Task - Print, without altering anything, the lines from the one that holds "Clone this chart in Plotly.js." to the one that holds "1.831, 1.806, 1.796];", inclusive. No other lines belong in the output.
*** Supplied information ***
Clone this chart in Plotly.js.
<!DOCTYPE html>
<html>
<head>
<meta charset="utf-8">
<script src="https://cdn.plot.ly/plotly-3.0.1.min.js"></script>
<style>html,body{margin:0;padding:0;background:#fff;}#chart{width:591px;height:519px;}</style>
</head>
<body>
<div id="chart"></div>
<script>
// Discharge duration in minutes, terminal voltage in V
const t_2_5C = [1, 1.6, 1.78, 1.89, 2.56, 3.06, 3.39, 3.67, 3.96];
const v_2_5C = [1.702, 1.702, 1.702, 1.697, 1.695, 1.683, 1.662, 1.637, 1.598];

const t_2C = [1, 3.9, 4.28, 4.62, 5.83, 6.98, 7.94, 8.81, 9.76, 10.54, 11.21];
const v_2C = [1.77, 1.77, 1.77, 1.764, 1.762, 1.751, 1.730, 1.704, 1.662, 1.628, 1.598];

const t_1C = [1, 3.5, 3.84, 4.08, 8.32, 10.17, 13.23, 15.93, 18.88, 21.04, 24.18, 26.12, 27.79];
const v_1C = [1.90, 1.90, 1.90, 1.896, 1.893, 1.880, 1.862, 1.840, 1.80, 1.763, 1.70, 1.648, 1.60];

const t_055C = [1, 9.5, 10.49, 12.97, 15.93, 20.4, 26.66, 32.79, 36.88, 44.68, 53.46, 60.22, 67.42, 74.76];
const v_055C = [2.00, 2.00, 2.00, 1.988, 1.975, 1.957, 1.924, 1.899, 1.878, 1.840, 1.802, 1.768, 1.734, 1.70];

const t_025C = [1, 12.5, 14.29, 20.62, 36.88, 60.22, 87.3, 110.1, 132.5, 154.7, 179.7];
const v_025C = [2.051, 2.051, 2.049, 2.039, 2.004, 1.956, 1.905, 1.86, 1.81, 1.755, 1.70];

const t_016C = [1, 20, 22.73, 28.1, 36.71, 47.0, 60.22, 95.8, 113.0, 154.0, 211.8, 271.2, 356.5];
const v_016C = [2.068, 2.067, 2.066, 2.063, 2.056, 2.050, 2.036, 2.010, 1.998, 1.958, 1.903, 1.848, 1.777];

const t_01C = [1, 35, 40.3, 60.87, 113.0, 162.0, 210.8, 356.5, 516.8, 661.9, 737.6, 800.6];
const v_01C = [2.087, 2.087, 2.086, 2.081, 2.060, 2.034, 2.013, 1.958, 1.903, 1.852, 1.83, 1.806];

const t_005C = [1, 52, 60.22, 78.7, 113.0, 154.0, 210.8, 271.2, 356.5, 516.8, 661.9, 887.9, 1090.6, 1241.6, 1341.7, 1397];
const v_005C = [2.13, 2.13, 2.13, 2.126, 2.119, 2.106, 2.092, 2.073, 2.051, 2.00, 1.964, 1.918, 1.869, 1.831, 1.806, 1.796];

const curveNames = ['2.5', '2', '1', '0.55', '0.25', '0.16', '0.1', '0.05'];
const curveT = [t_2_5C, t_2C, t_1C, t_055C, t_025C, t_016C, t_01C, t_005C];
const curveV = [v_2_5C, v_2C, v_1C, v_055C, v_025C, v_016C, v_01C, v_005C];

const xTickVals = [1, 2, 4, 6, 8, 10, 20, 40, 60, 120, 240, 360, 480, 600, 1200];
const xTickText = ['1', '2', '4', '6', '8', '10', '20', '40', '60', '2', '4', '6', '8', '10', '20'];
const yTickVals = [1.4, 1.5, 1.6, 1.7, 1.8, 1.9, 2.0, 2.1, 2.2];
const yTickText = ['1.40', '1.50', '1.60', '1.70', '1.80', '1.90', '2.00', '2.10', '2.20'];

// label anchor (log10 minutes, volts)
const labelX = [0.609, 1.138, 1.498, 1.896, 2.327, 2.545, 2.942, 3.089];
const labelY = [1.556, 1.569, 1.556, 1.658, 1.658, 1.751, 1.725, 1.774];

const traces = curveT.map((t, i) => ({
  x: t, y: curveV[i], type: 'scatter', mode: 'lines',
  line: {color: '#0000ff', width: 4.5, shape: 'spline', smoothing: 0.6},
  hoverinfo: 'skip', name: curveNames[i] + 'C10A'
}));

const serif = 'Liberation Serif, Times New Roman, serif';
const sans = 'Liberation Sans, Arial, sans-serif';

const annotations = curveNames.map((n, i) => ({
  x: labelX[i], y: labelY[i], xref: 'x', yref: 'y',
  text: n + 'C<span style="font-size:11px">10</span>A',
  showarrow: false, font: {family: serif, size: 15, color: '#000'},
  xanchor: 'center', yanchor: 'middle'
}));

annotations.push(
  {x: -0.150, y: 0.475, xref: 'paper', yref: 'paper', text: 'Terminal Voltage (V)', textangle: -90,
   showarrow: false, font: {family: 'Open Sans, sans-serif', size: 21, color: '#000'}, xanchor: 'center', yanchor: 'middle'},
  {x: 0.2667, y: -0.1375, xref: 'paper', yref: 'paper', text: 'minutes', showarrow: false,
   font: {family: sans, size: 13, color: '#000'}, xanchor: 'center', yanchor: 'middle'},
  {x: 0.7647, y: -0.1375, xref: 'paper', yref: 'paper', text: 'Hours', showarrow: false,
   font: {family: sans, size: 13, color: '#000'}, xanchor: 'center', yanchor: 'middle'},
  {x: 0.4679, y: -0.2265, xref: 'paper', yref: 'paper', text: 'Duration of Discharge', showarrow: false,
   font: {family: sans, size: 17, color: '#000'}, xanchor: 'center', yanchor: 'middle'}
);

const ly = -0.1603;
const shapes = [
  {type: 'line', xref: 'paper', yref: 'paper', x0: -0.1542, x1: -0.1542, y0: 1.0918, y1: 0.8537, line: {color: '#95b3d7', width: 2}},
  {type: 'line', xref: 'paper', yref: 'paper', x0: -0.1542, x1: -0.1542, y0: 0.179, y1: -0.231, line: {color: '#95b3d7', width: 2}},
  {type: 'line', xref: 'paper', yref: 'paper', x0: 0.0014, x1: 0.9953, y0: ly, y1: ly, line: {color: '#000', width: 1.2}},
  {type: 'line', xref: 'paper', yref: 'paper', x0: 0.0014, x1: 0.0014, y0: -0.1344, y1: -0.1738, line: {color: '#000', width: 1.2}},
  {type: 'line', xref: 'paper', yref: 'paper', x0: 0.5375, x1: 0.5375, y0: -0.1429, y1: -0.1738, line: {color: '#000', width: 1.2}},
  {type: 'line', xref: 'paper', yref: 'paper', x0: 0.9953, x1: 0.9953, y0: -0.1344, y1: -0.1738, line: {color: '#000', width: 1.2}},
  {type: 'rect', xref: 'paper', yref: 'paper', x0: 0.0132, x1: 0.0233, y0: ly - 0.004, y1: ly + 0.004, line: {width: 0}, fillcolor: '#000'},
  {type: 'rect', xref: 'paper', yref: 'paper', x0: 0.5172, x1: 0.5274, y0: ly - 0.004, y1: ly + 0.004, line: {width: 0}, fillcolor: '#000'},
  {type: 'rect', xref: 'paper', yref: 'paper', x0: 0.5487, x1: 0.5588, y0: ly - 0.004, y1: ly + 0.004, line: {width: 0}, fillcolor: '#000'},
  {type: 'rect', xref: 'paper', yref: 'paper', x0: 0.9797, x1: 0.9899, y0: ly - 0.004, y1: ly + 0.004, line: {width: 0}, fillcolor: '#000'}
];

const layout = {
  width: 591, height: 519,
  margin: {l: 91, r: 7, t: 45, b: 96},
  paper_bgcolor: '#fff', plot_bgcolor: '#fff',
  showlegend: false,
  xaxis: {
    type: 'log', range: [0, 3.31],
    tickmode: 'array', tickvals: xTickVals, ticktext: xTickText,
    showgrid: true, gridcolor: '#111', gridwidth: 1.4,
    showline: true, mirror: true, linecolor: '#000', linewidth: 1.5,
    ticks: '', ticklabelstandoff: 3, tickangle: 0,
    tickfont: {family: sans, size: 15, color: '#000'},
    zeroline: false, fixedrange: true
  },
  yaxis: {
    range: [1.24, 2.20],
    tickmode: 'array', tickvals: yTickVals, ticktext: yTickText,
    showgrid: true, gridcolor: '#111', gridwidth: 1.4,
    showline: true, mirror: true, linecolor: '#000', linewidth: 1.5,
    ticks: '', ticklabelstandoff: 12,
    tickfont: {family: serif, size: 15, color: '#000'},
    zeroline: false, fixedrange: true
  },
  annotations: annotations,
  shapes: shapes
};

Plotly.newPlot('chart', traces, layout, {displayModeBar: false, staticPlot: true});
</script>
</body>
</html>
***
*** Supplied information ***
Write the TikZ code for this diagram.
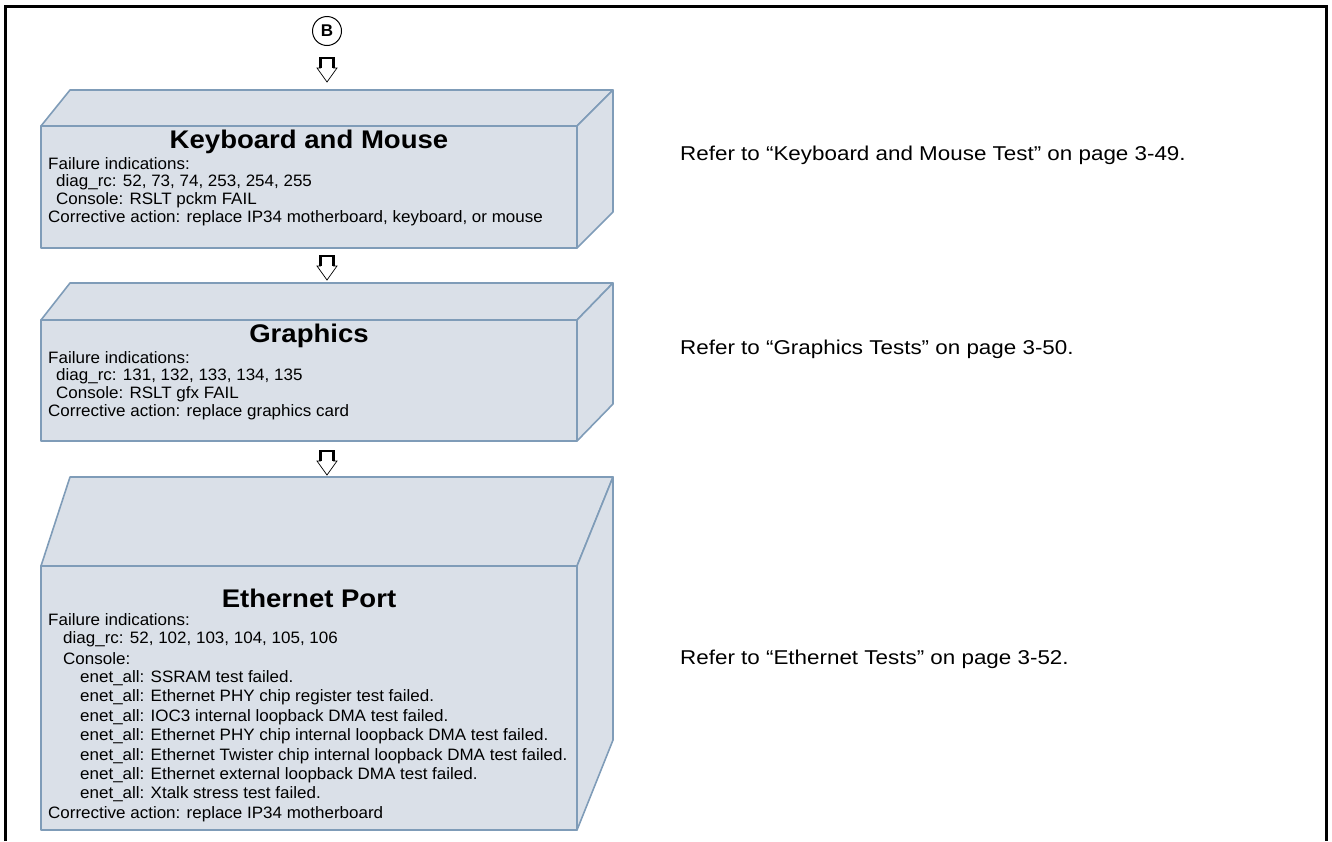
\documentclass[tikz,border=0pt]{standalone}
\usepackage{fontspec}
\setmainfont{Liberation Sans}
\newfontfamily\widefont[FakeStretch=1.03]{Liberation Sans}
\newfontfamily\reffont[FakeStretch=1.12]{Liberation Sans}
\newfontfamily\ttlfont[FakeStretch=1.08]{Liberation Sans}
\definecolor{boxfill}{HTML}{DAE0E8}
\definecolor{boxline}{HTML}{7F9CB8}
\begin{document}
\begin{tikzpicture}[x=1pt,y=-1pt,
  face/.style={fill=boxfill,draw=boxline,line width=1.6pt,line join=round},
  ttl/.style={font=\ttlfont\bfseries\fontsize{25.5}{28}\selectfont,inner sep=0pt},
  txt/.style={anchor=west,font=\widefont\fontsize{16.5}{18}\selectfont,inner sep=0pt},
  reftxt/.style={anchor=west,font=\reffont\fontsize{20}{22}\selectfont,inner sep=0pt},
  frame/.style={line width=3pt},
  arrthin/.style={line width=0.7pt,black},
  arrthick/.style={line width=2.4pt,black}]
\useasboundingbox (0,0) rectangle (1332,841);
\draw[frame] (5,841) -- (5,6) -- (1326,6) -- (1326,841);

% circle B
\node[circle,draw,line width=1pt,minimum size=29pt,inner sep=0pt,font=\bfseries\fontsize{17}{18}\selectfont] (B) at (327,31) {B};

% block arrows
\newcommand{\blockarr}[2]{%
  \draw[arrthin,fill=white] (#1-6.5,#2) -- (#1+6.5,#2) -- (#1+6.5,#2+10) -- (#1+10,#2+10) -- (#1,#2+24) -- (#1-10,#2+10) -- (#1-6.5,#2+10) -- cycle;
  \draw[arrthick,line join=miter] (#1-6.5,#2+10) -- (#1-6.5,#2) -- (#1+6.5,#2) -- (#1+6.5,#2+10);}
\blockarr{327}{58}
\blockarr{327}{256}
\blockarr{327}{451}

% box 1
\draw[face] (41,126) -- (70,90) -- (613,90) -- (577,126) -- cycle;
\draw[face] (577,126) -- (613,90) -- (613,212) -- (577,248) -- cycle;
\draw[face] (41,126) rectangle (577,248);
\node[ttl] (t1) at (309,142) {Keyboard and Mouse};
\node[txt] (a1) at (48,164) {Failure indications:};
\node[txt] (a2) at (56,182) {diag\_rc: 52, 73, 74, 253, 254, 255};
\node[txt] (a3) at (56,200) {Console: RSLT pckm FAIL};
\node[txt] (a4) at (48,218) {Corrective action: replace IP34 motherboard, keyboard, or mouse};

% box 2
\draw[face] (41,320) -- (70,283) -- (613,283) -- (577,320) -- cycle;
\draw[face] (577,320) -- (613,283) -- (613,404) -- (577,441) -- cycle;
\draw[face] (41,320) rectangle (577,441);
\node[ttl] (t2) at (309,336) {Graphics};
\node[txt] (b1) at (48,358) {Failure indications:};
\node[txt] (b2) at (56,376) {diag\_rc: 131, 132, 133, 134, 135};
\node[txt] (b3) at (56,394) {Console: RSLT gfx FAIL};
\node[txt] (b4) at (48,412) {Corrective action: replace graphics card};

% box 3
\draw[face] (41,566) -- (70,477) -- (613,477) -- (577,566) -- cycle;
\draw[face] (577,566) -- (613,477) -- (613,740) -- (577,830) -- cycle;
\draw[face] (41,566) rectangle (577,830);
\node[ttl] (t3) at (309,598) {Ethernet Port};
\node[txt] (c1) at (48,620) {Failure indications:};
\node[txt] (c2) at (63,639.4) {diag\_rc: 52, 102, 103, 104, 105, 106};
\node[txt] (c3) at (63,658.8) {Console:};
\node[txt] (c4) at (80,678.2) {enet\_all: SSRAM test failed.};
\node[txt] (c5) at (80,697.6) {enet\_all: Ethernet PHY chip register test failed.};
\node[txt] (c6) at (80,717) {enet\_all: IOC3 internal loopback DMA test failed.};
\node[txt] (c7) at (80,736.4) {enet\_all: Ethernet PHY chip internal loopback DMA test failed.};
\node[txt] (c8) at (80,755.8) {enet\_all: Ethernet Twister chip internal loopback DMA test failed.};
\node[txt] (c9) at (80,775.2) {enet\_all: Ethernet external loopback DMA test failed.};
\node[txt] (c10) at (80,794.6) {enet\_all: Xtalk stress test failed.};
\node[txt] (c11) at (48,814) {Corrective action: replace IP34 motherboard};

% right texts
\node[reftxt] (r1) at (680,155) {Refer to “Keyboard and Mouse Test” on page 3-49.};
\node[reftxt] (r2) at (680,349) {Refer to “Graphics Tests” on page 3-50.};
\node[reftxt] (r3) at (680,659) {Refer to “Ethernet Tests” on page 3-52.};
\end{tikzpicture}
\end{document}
***
*** Supplied information ***
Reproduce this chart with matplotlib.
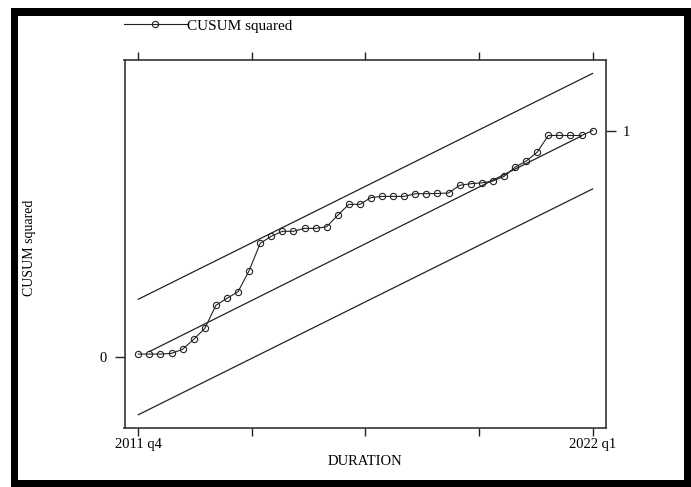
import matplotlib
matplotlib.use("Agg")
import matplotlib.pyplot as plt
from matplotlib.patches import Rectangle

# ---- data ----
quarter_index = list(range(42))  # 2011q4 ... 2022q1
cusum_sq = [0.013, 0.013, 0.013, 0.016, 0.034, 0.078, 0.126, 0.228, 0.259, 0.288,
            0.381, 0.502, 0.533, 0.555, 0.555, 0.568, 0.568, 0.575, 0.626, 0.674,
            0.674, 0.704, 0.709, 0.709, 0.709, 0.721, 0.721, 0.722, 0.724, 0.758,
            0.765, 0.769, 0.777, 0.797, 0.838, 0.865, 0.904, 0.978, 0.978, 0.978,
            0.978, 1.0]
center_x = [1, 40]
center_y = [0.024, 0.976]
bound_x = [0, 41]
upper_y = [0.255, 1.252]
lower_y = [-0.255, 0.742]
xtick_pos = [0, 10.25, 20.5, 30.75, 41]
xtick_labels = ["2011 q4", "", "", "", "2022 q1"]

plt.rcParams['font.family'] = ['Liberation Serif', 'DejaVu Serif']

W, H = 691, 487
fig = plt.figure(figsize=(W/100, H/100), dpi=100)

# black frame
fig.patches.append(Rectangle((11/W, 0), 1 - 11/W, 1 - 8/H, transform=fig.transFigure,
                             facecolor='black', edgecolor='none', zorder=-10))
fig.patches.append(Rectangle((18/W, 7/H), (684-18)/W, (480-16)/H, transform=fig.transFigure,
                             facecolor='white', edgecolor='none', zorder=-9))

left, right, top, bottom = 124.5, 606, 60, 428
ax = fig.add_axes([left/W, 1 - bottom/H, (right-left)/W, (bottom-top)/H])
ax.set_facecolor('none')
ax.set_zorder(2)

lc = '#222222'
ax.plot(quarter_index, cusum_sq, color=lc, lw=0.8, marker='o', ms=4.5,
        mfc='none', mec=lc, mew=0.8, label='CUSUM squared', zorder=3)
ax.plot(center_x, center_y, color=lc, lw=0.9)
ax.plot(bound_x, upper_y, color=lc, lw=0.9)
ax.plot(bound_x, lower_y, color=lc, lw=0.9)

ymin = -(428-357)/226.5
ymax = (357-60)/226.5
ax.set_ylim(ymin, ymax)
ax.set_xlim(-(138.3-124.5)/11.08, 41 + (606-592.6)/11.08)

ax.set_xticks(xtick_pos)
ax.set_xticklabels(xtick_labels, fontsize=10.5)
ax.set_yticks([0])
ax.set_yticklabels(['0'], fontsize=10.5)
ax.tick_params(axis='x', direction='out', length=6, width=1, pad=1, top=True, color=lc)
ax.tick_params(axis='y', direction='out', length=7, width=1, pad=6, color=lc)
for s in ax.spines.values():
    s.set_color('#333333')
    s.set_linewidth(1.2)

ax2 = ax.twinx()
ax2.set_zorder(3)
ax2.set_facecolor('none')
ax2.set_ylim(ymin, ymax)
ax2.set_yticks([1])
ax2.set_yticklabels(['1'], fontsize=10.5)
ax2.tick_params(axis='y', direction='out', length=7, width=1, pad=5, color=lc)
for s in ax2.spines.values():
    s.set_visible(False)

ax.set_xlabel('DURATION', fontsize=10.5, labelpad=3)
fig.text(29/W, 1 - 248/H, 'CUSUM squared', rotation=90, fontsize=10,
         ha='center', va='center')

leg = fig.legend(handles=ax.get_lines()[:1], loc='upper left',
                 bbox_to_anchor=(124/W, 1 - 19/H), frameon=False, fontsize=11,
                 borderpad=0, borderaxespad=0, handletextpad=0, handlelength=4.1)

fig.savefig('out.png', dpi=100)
***
Output of the exercise -
Clone this chart in Plotly.js.
<!DOCTYPE html>
<html>
<head>
<meta charset="utf-8">
<script src="https://cdn.plot.ly/plotly-3.0.1.min.js"></script>
<style>html,body{margin:0;padding:0;background:#fff;}#chart{width:591px;height:519px;}</style>
</head>
<body>
<div id="chart"></div>
<script>
// Discharge duration in minutes, terminal voltage in V
const t_2_5C = [1, 1.6, 1.78, 1.89, 2.56, 3.06, 3.39, 3.67, 3.96];
const v_2_5C = [1.702, 1.702, 1.702, 1.697, 1.695, 1.683, 1.662, 1.637, 1.598];

const t_2C = [1, 3.9, 4.28, 4.62, 5.83, 6.98, 7.94, 8.81, 9.76, 10.54, 11.21];
const v_2C = [1.77, 1.77, 1.77, 1.764, 1.762, 1.751, 1.730, 1.704, 1.662, 1.628, 1.598];

const t_1C = [1, 3.5, 3.84, 4.08, 8.32, 10.17, 13.23, 15.93, 18.88, 21.04, 24.18, 26.12, 27.79];
const v_1C = [1.90, 1.90, 1.90, 1.896, 1.893, 1.880, 1.862, 1.840, 1.80, 1.763, 1.70, 1.648, 1.60];

const t_055C = [1, 9.5, 10.49, 12.97, 15.93, 20.4, 26.66, 32.79, 36.88, 44.68, 53.46, 60.22, 67.42, 74.76];
const v_055C = [2.00, 2.00, 2.00, 1.988, 1.975, 1.957, 1.924, 1.899, 1.878, 1.840, 1.802, 1.768, 1.734, 1.70];

const t_025C = [1, 12.5, 14.29, 20.62, 36.88, 60.22, 87.3, 110.1, 132.5, 154.7, 179.7];
const v_025C = [2.051, 2.051, 2.049, 2.039, 2.004, 1.956, 1.905, 1.86, 1.81, 1.755, 1.70];

const t_016C = [1, 20, 22.73, 28.1, 36.71, 47.0, 60.22, 95.8, 113.0, 154.0, 211.8, 271.2, 356.5];
const v_016C = [2.068, 2.067, 2.066, 2.063, 2.056, 2.050, 2.036, 2.010, 1.998, 1.958, 1.903, 1.848, 1.777];

const t_01C = [1, 35, 40.3, 60.87, 113.0, 162.0, 210.8, 356.5, 516.8, 661.9, 737.6, 800.6];
const v_01C = [2.087, 2.087, 2.086, 2.081, 2.060, 2.034, 2.013, 1.958, 1.903, 1.852, 1.83, 1.806];

const t_005C = [1, 52, 60.22, 78.7, 113.0, 154.0, 210.8, 271.2, 356.5, 516.8, 661.9, 887.9, 1090.6, 1241.6, 1341.7, 1397];
const v_005C = [2.13, 2.13, 2.13, 2.126, 2.119, 2.106, 2.092, 2.073, 2.051, 2.00, 1.964, 1.918, 1.869, 1.831, 1.806, 1.796];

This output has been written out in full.